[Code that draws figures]
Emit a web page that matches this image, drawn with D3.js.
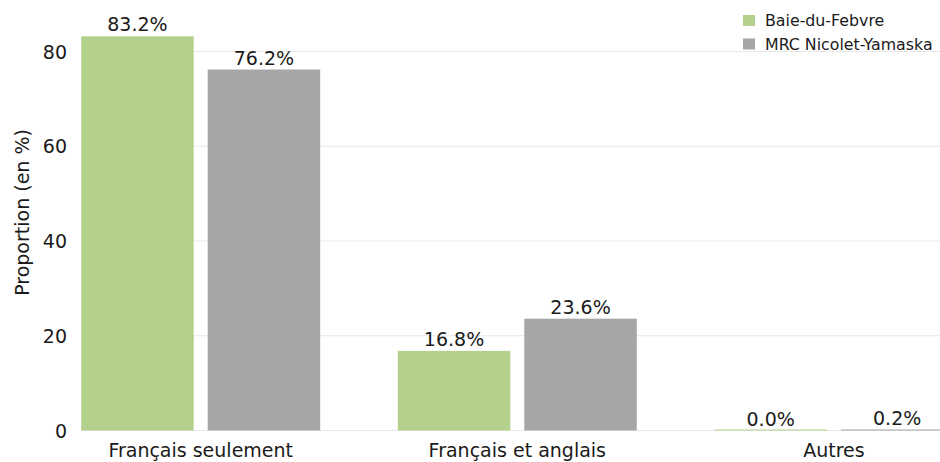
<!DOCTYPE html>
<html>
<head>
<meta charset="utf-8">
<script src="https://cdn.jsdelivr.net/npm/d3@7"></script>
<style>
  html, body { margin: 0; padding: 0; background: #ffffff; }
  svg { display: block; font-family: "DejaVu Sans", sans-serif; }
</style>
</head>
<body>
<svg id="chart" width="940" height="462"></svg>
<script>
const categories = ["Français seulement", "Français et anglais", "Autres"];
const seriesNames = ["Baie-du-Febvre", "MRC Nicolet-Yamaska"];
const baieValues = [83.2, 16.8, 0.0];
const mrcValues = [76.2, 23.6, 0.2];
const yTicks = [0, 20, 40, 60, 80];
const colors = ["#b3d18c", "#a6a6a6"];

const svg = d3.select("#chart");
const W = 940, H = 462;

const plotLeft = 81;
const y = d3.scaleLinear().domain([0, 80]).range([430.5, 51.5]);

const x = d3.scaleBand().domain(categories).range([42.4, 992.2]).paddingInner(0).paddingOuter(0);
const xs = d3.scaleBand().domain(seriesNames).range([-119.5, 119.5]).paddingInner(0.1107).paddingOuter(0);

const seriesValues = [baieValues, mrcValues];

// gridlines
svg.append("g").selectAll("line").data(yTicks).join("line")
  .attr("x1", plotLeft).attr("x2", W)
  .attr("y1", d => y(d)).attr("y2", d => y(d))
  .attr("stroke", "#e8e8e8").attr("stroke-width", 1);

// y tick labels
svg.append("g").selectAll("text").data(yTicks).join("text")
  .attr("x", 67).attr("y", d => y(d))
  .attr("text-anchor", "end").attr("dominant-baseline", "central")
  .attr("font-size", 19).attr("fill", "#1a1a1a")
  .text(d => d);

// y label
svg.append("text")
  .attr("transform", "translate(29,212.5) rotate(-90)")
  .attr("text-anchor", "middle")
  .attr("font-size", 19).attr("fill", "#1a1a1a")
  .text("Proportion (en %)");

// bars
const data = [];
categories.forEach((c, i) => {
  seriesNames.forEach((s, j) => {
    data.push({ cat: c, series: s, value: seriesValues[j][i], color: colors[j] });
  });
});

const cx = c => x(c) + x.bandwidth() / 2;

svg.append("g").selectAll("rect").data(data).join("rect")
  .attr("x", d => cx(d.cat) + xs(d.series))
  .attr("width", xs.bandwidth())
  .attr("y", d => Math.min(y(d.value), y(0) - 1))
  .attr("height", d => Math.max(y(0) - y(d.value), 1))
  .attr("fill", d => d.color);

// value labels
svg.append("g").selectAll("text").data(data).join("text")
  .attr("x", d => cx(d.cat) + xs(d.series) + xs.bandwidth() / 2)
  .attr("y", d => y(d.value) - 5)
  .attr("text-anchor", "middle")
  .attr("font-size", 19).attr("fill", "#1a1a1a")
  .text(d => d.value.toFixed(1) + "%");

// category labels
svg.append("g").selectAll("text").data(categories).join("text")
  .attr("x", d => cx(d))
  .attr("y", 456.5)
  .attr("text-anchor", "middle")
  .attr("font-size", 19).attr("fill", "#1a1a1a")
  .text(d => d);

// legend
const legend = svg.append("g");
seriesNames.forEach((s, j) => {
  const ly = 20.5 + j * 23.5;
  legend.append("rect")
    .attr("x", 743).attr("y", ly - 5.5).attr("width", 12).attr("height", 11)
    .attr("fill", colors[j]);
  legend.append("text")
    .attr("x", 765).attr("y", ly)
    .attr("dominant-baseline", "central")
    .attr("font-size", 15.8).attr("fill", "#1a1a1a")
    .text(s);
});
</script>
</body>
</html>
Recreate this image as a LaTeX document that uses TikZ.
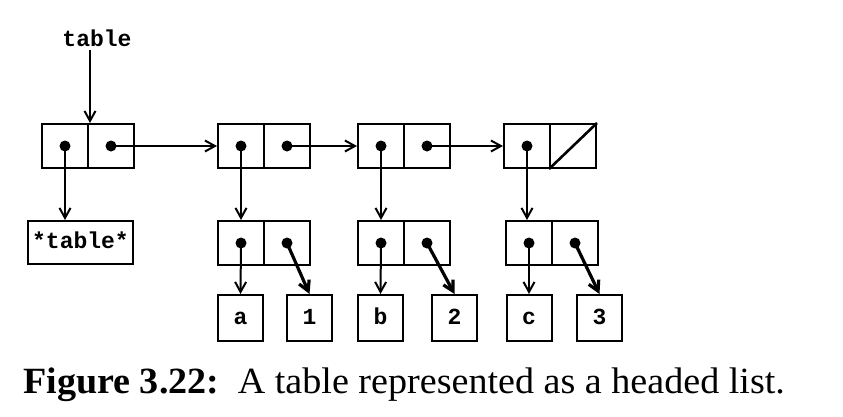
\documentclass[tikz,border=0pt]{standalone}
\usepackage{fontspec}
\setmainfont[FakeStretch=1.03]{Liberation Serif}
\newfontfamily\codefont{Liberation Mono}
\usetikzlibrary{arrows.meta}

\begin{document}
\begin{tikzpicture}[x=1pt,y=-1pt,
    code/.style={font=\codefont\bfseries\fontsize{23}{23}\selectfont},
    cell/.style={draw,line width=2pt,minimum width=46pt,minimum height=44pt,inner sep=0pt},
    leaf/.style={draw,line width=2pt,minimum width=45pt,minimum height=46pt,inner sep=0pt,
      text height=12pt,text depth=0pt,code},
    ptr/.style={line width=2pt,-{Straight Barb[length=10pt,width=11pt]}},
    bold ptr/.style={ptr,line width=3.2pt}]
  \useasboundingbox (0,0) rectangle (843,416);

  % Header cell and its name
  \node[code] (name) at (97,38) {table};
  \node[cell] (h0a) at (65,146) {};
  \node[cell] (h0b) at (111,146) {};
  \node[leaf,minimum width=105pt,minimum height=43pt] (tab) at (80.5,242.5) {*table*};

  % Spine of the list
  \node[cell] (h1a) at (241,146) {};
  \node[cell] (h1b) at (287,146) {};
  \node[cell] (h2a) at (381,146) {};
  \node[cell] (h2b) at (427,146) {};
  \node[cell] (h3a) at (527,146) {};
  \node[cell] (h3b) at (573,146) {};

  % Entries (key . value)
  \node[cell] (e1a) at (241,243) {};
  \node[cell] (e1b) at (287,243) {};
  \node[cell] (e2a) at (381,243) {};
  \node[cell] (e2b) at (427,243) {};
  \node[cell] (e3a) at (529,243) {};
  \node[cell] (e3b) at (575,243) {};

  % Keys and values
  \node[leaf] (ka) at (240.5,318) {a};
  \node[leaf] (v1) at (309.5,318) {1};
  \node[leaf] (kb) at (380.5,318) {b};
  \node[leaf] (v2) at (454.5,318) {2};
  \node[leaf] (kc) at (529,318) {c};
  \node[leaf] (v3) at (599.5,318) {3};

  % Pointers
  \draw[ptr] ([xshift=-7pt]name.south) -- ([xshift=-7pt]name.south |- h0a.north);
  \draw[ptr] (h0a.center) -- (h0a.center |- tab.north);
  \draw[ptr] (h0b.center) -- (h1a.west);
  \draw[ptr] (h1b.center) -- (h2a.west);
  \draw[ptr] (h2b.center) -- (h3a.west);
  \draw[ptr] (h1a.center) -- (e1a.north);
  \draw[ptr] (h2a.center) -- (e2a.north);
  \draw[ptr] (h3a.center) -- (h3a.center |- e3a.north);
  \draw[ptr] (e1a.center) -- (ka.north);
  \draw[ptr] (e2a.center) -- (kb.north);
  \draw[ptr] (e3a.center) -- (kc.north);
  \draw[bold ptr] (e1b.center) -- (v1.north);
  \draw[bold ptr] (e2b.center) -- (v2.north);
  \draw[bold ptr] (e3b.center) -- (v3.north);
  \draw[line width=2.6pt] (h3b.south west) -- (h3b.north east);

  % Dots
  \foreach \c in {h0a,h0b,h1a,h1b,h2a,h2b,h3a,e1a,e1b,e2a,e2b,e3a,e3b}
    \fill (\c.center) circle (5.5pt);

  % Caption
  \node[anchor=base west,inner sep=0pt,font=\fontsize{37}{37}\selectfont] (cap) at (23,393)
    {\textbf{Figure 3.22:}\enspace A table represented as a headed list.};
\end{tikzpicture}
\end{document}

Your task
Reproduce exactly the section that begins with the line containing "Recreate this image" and ends with the line containing "(h3b) at (573,146)". Both boundary lines belong in the copy, but pictures do not.

Reply to the exercise
Recreate this image as a LaTeX document that uses TikZ.
\documentclass[tikz,border=0pt]{standalone}
\usepackage{fontspec}
\setmainfont[FakeStretch=1.03]{Liberation Serif}
\newfontfamily\codefont{Liberation Mono}
\usetikzlibrary{arrows.meta}

\begin{document}
\begin{tikzpicture}[x=1pt,y=-1pt,
    code/.style={font=\codefont\bfseries\fontsize{23}{23}\selectfont},
    cell/.style={draw,line width=2pt,minimum width=46pt,minimum height=44pt,inner sep=0pt},
    leaf/.style={draw,line width=2pt,minimum width=45pt,minimum height=46pt,inner sep=0pt,
      text height=12pt,text depth=0pt,code},
    ptr/.style={line width=2pt,-{Straight Barb[length=10pt,width=11pt]}},
    bold ptr/.style={ptr,line width=3.2pt}]
  \useasboundingbox (0,0) rectangle (843,416);

  % Header cell and its name
  \node[code] (name) at (97,38) {table};
  \node[cell] (h0a) at (65,146) {};
  \node[cell] (h0b) at (111,146) {};
  \node[leaf,minimum width=105pt,minimum height=43pt] (tab) at (80.5,242.5) {*table*};

  % Spine of the list
  \node[cell] (h1a) at (241,146) {};
  \node[cell] (h1b) at (287,146) {};
  \node[cell] (h2a) at (381,146) {};
  \node[cell] (h2b) at (427,146) {};
  \node[cell] (h3a) at (527,146) {};
  \node[cell] (h3b) at (573,146) {};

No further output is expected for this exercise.